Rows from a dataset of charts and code
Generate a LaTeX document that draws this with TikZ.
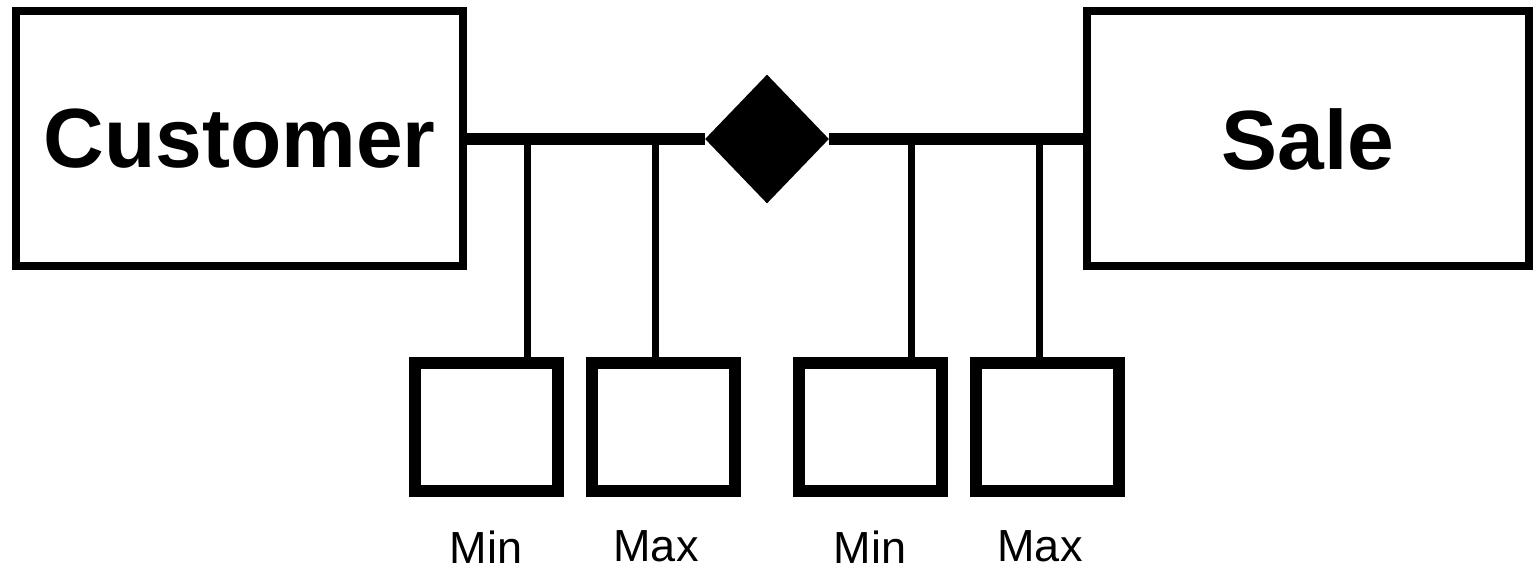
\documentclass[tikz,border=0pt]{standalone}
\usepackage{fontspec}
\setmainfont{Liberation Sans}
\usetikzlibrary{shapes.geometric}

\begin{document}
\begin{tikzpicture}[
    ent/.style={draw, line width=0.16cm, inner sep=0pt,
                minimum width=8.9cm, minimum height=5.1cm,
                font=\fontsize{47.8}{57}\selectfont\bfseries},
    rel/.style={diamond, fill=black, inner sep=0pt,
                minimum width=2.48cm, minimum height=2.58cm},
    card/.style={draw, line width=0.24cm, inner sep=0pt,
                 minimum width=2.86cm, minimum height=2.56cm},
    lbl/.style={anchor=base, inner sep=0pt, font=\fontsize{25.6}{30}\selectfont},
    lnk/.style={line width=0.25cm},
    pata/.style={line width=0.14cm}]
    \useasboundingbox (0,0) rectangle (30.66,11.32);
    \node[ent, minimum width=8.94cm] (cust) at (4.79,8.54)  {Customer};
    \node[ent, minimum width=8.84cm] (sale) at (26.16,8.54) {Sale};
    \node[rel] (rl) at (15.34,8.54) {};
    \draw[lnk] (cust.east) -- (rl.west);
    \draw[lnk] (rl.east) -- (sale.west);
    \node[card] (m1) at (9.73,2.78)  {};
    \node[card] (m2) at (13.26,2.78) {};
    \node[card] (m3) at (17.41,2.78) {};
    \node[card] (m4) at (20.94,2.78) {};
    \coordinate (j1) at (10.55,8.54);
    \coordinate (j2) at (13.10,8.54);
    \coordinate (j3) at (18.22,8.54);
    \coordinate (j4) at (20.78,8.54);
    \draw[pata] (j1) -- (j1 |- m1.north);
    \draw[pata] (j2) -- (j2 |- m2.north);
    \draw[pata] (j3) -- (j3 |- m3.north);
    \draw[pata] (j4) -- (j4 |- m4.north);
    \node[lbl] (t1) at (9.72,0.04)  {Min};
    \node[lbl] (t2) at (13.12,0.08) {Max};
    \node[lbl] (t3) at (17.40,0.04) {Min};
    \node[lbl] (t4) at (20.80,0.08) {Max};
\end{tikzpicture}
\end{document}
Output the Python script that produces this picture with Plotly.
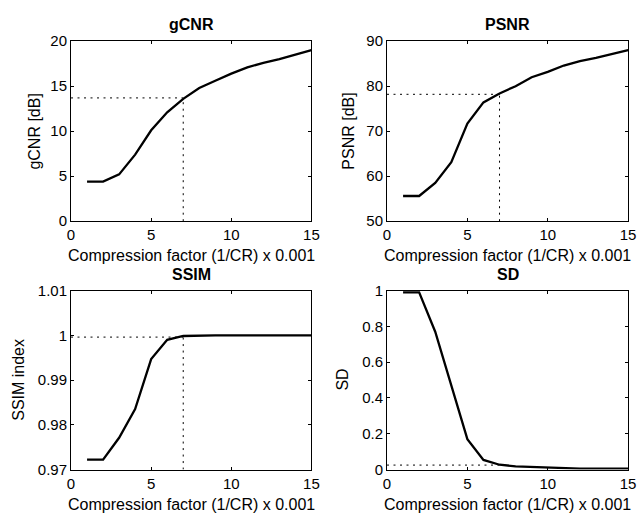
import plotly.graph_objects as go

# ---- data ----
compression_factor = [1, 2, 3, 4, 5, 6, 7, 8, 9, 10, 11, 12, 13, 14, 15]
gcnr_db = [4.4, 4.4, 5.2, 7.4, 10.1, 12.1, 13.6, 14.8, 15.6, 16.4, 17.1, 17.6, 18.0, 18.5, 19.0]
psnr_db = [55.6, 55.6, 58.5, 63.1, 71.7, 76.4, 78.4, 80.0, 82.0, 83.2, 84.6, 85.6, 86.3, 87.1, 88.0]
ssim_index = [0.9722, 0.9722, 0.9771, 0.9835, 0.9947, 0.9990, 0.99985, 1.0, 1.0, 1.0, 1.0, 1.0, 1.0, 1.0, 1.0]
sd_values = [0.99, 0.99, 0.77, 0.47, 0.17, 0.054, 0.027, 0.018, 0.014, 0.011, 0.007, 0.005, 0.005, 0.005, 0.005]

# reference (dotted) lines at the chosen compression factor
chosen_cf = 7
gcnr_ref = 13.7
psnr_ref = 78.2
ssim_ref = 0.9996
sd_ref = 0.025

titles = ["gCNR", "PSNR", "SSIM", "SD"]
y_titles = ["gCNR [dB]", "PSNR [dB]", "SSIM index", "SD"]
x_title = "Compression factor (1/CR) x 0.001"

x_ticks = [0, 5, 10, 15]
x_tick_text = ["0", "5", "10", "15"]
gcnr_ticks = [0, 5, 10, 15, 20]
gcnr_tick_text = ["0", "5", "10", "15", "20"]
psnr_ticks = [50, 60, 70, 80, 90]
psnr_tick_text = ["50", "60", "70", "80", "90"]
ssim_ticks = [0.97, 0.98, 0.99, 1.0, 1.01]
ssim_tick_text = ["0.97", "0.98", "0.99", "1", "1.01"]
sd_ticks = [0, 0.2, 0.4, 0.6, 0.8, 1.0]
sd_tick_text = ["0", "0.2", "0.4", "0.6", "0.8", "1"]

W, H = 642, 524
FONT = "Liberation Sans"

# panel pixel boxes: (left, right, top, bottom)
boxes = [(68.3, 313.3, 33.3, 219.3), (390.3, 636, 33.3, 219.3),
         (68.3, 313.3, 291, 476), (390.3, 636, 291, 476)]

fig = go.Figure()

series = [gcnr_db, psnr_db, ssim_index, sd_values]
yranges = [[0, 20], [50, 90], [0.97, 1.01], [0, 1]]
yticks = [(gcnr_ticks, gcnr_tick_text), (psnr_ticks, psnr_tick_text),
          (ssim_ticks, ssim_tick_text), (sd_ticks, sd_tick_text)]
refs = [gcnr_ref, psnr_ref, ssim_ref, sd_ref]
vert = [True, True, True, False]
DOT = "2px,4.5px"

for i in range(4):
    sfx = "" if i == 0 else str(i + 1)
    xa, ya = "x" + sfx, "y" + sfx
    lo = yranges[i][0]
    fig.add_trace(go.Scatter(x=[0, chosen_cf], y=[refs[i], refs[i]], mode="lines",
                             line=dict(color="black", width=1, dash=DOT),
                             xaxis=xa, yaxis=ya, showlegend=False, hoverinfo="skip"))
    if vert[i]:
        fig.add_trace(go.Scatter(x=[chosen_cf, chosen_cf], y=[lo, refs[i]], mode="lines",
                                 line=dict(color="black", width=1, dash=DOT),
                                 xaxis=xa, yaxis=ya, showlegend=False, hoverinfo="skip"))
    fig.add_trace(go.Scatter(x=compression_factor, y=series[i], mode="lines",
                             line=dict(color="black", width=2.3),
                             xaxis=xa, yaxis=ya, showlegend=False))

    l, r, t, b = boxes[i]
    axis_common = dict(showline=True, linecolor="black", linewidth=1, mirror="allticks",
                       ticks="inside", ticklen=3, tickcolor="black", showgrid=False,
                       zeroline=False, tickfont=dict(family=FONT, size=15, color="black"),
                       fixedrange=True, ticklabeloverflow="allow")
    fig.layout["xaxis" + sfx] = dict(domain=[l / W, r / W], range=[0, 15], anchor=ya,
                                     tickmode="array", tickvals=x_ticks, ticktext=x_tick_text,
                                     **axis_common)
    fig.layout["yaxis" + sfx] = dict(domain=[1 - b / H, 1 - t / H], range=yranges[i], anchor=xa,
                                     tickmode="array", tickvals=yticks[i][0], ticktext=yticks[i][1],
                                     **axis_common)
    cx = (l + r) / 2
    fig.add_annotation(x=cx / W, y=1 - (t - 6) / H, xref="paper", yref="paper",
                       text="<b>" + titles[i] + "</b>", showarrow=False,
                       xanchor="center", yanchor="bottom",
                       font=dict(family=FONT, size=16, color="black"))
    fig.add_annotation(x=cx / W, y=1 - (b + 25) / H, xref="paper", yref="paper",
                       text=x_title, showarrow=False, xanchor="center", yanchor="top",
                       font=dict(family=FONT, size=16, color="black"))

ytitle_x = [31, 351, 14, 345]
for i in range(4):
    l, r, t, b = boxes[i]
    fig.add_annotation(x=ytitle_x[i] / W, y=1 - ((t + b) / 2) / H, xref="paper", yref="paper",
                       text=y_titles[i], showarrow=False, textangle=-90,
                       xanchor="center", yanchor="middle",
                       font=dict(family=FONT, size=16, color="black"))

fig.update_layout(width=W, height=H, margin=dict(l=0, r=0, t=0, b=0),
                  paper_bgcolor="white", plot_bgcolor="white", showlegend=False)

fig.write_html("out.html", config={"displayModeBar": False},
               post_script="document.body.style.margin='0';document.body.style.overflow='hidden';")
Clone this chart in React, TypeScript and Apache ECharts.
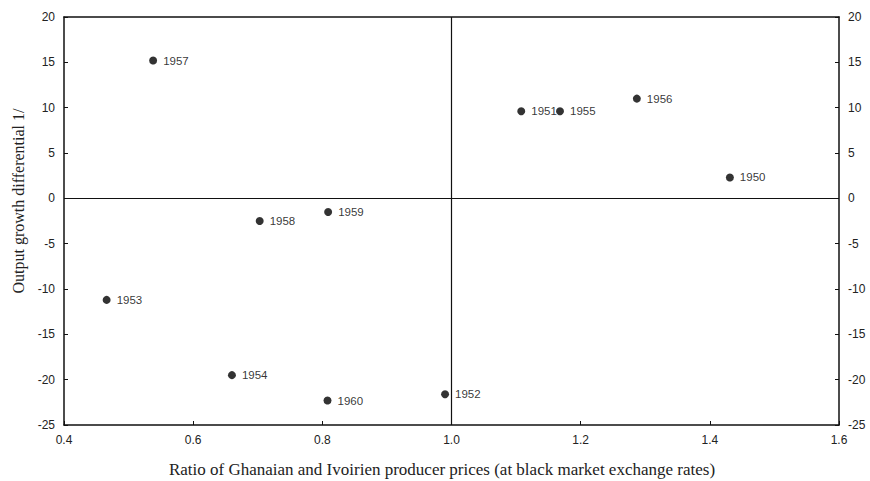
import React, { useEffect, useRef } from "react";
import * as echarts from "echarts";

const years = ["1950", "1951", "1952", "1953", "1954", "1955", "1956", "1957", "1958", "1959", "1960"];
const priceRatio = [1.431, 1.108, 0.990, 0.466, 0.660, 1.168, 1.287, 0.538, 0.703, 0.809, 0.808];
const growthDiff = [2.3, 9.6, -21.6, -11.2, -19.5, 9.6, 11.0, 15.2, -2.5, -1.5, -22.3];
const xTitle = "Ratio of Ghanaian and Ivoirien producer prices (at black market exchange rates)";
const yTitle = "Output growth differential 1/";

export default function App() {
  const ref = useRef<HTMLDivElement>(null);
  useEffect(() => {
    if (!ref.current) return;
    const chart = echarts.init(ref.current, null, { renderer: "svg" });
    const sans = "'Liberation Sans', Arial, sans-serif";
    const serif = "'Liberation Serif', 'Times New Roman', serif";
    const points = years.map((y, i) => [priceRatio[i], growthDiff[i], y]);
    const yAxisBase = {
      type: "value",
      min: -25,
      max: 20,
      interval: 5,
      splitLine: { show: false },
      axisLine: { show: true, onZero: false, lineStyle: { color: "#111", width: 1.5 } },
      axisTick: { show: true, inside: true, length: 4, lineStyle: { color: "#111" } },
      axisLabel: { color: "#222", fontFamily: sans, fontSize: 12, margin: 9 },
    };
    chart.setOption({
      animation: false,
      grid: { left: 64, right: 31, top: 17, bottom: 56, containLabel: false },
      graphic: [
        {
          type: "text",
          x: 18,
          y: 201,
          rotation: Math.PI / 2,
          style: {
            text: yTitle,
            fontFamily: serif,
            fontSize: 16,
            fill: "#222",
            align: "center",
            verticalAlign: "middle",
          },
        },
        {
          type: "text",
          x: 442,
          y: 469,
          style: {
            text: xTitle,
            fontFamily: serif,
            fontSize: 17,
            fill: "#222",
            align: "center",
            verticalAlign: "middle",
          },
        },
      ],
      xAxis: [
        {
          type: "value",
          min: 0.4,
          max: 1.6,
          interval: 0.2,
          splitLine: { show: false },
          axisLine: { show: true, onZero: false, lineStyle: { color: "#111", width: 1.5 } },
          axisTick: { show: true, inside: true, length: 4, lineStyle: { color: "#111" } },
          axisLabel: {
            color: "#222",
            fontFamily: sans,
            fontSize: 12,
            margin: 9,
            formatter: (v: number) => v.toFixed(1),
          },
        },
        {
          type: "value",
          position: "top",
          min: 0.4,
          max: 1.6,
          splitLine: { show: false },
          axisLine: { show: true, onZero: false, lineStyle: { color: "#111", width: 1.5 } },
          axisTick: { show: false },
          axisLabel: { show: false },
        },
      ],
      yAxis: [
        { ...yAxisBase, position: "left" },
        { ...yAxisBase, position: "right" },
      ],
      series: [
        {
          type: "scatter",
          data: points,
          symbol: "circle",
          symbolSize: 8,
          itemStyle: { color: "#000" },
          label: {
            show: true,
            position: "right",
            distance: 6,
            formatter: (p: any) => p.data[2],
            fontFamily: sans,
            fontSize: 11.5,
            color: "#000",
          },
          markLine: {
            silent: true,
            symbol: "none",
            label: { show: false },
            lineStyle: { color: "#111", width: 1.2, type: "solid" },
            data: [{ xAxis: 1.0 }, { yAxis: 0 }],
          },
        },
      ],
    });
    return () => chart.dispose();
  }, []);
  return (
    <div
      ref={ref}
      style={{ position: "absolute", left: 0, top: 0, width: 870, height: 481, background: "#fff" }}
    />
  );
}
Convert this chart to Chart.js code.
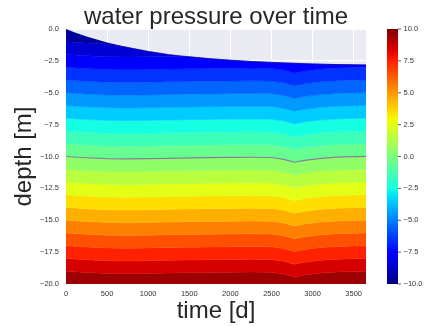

**What you should do**
Make an exact copy of the lines from the one with "Output the Python" through the one with "import plotly.graph_objects as go", both ends in, and nothing else. Drop every picture.

**Correct output**
Output the Python script that produces this picture with Plotly.
import plotly.graph_objects as go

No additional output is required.